## Problem description
Copy exactly, and only, the lines between the line holding "Convert this chart to Altair code." and the line holding "ysc = alt.Scale(domain=[0, 4])", inclusive; skip the pictures.

Start of Records for this task

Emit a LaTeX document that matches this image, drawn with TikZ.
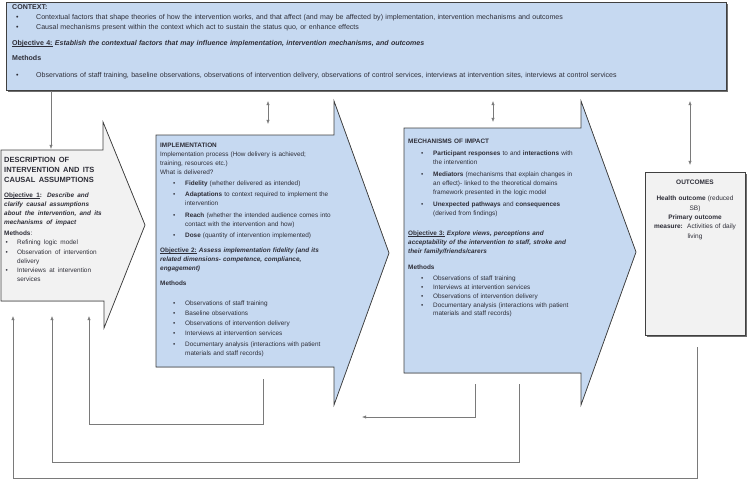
\documentclass[tikz,border=0pt]{standalone}
\usepackage{fontspec}
\setmainfont{Liberation Sans}
\usetikzlibrary{arrows.meta,shadows}
\definecolor{boxblue}{HTML}{C6D9F1}
\definecolor{boxgray}{HTML}{F2F2F2}
\definecolor{edge}{HTML}{404040}
\definecolor{txt}{HTML}{2E2E38}
\definecolor{conn}{HTML}{7A7A7A}
\definecolor{shade}{HTML}{6E6E6E}
\newcommand\bitem[2]{\par\noindent\hangindent=#2\hangafter=1\makebox[#2][l]{\hspace*{#1}\textbullet}\ignorespaces}
\newcommand\uln[1]{\leavevmode\setbox0\hbox{#1}\rlap{\rule[-1.1pt]{\wd0}{0.45pt}}\box0\relax}
\begin{document}
\begin{tikzpicture}[x=1pt,y=-1pt,
  blk/.style={draw=edge,line width=0.75pt,line join=miter},
  conn/.style={draw=conn,line width=0.6pt},
  tipend/.style={-{Latex[length=4.2pt,width=3.4pt]}},
  tipboth/.style={{Latex[length=4.2pt,width=3.4pt]}-{Latex[length=4.2pt,width=3.4pt]}},
  txtbox/.style={anchor=north west,inner sep=0pt,align=left,text=txt},
  sqbox/.style={blk,inner sep=0pt,drop shadow={shadow xshift=1.6pt,shadow yshift=-1.6pt,fill=shade,opacity=1}},
]
\useasboundingbox (0,0) rectangle (747,483);

% ---------- context box
\node[sqbox,fill=boxblue,minimum width=720pt,minimum height=88pt] (ctx) at (366,46) {};
\node[txtbox,text width=712pt,font=\fontsize{7.05}{10}\selectfont] (ctxt) at (12,4.6) {%
\textbf{CONTEXT:}
\bitem{4pt}{24pt}Contextual factors that shape theories of how the intervention works, and that affect (and may be affected by) implementation, intervention mechanisms and outcomes
\bitem{4pt}{24pt}Causal mechanisms present within the context which act to sustain the status quo, or enhance effects\par
\vspace{6pt}
\noindent\textbf{\uln{Objective 4:} \itshape Establish the contextual factors that may influence implementation, intervention mechanisms, and outcomes}\par
\vspace{5pt}
\noindent\textbf{Methods}\par
\vspace{7pt}
\bitem{4pt}{24pt}Observations of staff training, baseline observations, observations of intervention delivery, observations of control services, interviews at intervention sites, interviews at control services\par};

% ---------- description arrow
\coordinate (d1) at (1,150);
\coordinate (d2) at (103,150);
\coordinate (d3) at (103,122);
\coordinate (dtip) at (145,225);
\coordinate (d4) at (104,328);
\coordinate (d5) at (104,301);
\coordinate (d6) at (1,301);
\fill[shade,shift={(1.6,1.6)}] (d1)--(d2)--(d3)--(dtip)--(d4)--(d5)--(d6)--cycle;
\path[blk,fill=boxgray] (d1)--(d2)--(d3)--(dtip)--(d4)--(d5)--(d6)--cycle;
\node[txtbox,text width=98pt] (desc) at (4,157.5) {%
{\fontsize{7.5}{10}\selectfont\bfseries DESCRIPTION OF\\INTERVENTION AND ITS\\CAUSAL ASSUMPTIONS\par}
\vspace{5.5pt}
{\fontsize{6.4}{9}\selectfont\bfseries\uln{Objective 1}: \itshape Describe and\\clarify causal assumptions\\about the intervention, and its\\mechanisms of impact\par}
\vspace{2pt}
{\fontsize{6.4}{9.2}\selectfont\noindent\textbf{Methods}:
\bitem{1.5pt}{13pt}Refining logic model
\bitem{1.5pt}{13pt}Observation of intervention\newline delivery
\bitem{1.5pt}{13pt}Interviews at intervention\newline services\par}};

% ---------- implementation arrow
\coordinate (i1) at (156,135);
\coordinate (i2) at (334,135);
\coordinate (i3) at (334,101);
\coordinate (itip) at (389,253);
\coordinate (i4) at (334,405);
\coordinate (i5) at (334,367);
\coordinate (i6) at (156,367);
\fill[shade,shift={(1.6,1.6)}] (i1)--(i2)--(i3)--(itip)--(i4)--(i5)--(i6)--cycle;
\path[blk,fill=boxblue] (i1)--(i2)--(i3)--(itip)--(i4)--(i5)--(i6)--cycle;
\node[txtbox,text width=175pt,font=\fontsize{6.4}{9.1}\selectfont] (impl) at (160,142.7) {%
\textbf{IMPLEMENTATION}\\
Implementation process (How delivery is achieved;\\
training, resources etc.)\\
What is delivered?\par\vspace{2pt}
\bitem{13pt}{25pt}\textbf{Fidelity} (whether delivered as intended)\par\vspace{2pt}
\bitem{13pt}{25pt}\textbf{Adaptations} to context required to implement the\newline intervention\par\vspace{2pt}
\bitem{13pt}{25pt}\textbf{Reach} (whether the intended audience comes into\newline contact with the intervention and how)\par\vspace{2pt}
\bitem{13pt}{25pt}\textbf{Dose} (quantity of intervention implemented)\par
\vspace{6.4pt}
\noindent\textbf{\uln{Objective 2:} \itshape Assess implementation fidelity (and its\\related dimensions- competence, compliance,\\engagement)}\par
\vspace{5pt}
\noindent\textbf{Methods}\par
\vspace{11.5pt}
\bitem{13pt}{25pt}Observations of staff training\par\vspace{1pt}
\bitem{13pt}{25pt}Baseline observations\par\vspace{1pt}
\bitem{13pt}{25pt}Observations of intervention delivery\par\vspace{1pt}
\bitem{13pt}{25pt}Interviews at intervention services\par\vspace{1pt}
\bitem{13pt}{25pt}Documentary analysis (interactions with patient\newline materials and staff records)\par};

% ---------- mechanisms arrow
\coordinate (m1) at (404,128);
\coordinate (m2) at (581,128);
\coordinate (m3) at (581,101);
\coordinate (mtip) at (636,252);
\coordinate (m4) at (581,405);
\coordinate (m5) at (581,373);
\coordinate (m6) at (404,373);
\fill[shade,shift={(1.6,1.6)}] (m1)--(m2)--(m3)--(mtip)--(m4)--(m5)--(m6)--cycle;
\path[blk,fill=boxblue] (m1)--(m2)--(m3)--(mtip)--(m4)--(m5)--(m6)--cycle;
\node[txtbox,text width=175pt,font=\fontsize{6.4}{8.9}\selectfont] (mech) at (408,139.2) {%
\textbf{MECHANISMS OF IMPACT}\par\vspace{3.1pt}
\bitem{13pt}{25pt}\textbf{Participant responses} to and \textbf{interactions} with\newline the intervention\par\vspace{3pt}
\bitem{13pt}{25pt}\textbf{Mediators} (mechanisms that explain changes in\newline an effect)- linked to the theoretical domains\newline framework presented in the logic model\par\vspace{3pt}
\bitem{13pt}{25pt}\textbf{Unexpected pathways} and \textbf{consequences}\newline (derived from findings)\par
\vspace{11.6pt}
\noindent\textbf{\uln{Objective 3:} \itshape Explore views, perceptions and\\acceptability of the intervention to staff, stroke and\\their family/friends/carers}\par
\vspace{7pt}
\noindent\textbf{Methods}\par
\vspace{2pt}
\bitem{13pt}{25pt}Observations of staff training
\bitem{13pt}{25pt}Interviews at intervention services
\bitem{13pt}{25pt}Observations of intervention delivery
\bitem{13pt}{25pt}Documentary analysis (interactions with patient\newline materials and staff records)\par};

% ---------- outcomes box
\node[sqbox,fill=boxgray,minimum width=100pt,minimum height=163pt] (outc) at (695,253.5) {};
\node[anchor=north,inner sep=0pt,text width=96pt,align=center,text=txt,font=\fontsize{6.5}{9.4}\selectfont] (outt) at (695,179.5) {%
\textbf{OUTCOMES}\\[7pt]
\textbf{Health outcome} (reduced\\SB)\\
\textbf{Primary outcome}\\
\textbf{measure:}\ \ Activities of daily\\
living};

% ---------- top connectors
\coordinate (t1s) at (51,91);
\coordinate (t1e) at (51,149);
\draw[conn,tipend] (t1s) -- (t1e);
\coordinate (t2s) at (268,101);
\coordinate (t2e) at (268,124);
\draw[conn,tipboth] (t2s) -- (t2e);
\coordinate (t3s) at (493,101);
\coordinate (t3e) at (493,122);
\draw[conn,tipboth] (t3s) -- (t3e);
\coordinate (t4s) at (690,101);
\coordinate (t4e) at (690,165);
\draw[conn,tipboth] (t4s) -- (t4e);

% ---------- feedback connectors
\coordinate (u1) at (13,316);
\coordinate (u2) at (52,316);
\coordinate (u3) at (89,316);
\coordinate (ib) at (263,379);
\coordinate (ic) at (263,424);
\draw[conn,tipend] (ib) -- (ic) -| (u3);
\coordinate (ma) at (475,384);
\coordinate (lt) at (362,417);
\draw[conn,tipend] (ma) |- (lt);
\coordinate (mb) at (519,384);
\coordinate (mc) at (519,462);
\draw[conn,tipend] (mb) -- (mc) -| (u2);
\coordinate (ob) at (697,347);
\coordinate (oc) at (697,478);
\draw[conn,tipend] (ob) -- (oc) -| (u1);
\end{tikzpicture}
\end{document}
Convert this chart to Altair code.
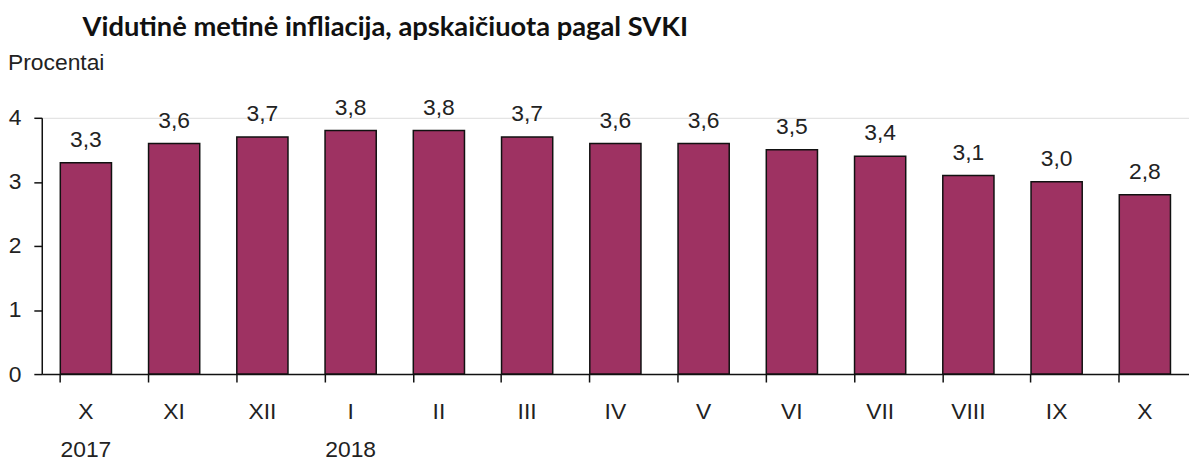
import altair as alt
import pandas as pd

months = ["X", "XI", "XII", "I", "II", "III", "IV", "V", "VI", "VII", "VIII", "IX", "X "]
values = [3.3, 3.6, 3.7, 3.8, 3.8, 3.7, 3.6, 3.6, 3.5, 3.4, 3.1, 3.0, 2.8]
labels = [f"{v:.1f}".replace(".", ",") for v in values]
years = ["2017", "2018"]
year_at = ["X", "I"]

df = pd.DataFrame({"m": months, "v": values, "lab": labels})
W, H = 1155, 258
font = "Liberation Sans"
fs = 23

xsc = alt.Scale(domain=months, paddingInner=0.42, paddingOuter=0.21)
ysc = alt.Scale(domain=[0, 4])

base = alt.Chart(df)
bars = base.mark_bar(color="#9e3262", stroke="#111", strokeWidth=1.5).encode(
    x=alt.X("m:N", sort=months, scale=xsc,
            axis=alt.Axis(title=None, labelAngle=0, labelFont=font, labelFontSize=fs,
                          labelColor="#222", labelPadding=19, tickSize=8, tickColor="#111",
                          domainColor="#111", tickWidth=1.5, domainWidth=1.5, bandPosition=0,
                          labelExpr="trim(datum.value)")),
    y=alt.Y("v:Q", scale=ysc,
            axis=alt.Axis(title=None, values=[0, 1, 2, 3, 4], format="d", grid=False, labelFont=font,
                          labelFontSize=fs, labelColor="#222", labelPadding=13, tickSize=8,
                          tickColor="#111", domainColor="#111", tickWidth=1.5, domainWidth=1.5)),
)
text = base.mark_text(font=font, fontSize=fs, color="#222", baseline="bottom", dy=-11).encode(
    x=alt.X("m:N", sort=months, scale=xsc), y=alt.Y("v:Q", scale=ysc), text="lab:N"
)
ydf = pd.DataFrame({"m": year_at, "t": years})
yr = alt.Chart(ydf).mark_text(font=font, fontSize=fs, color="#222", baseline="middle").encode(
    x=alt.X("m:N", sort=months, scale=xsc), y=alt.value(334), text="t:N"
)
title = alt.Chart(pd.DataFrame({"t": ["Vidutinė metinė infliacija, apskaičiuota pagal SVKI"]})).mark_text(
    font="Lato", fontWeight="bold", fontSize=27.5, color="#111", align="left", baseline="alphabetic"
).encode(x=alt.value(41), y=alt.value(-82), text="t:N")
unit = alt.Chart(pd.DataFrame({"t": ["Procentai"]})).mark_text(
    font=font, fontSize=23, color="#222", align="left", baseline="alphabetic"
).encode(x=alt.value(-34), y=alt.value(-48), text="t:N")

chart = alt.layer(bars, text, yr, title, unit).properties(
    width=W, height=H, autosize=alt.AutoSizeParams(type="none"),
    padding={"left": 34, "top": 109, "right": 0, "bottom": 89},
).configure_view(stroke=None).configure(background="white")

chart.save("out.html", embed_options={"renderer": "svg", "actions": False})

End of Records for this task

## Full answer
Convert this chart to Altair code.
import altair as alt
import pandas as pd

months = ["X", "XI", "XII", "I", "II", "III", "IV", "V", "VI", "VII", "VIII", "IX", "X "]
values = [3.3, 3.6, 3.7, 3.8, 3.8, 3.7, 3.6, 3.6, 3.5, 3.4, 3.1, 3.0, 2.8]
labels = [f"{v:.1f}".replace(".", ",") for v in values]
years = ["2017", "2018"]
year_at = ["X", "I"]

df = pd.DataFrame({"m": months, "v": values, "lab": labels})
W, H = 1155, 258
font = "Liberation Sans"
fs = 23

xsc = alt.Scale(domain=months, paddingInner=0.42, paddingOuter=0.21)
ysc = alt.Scale(domain=[0, 4])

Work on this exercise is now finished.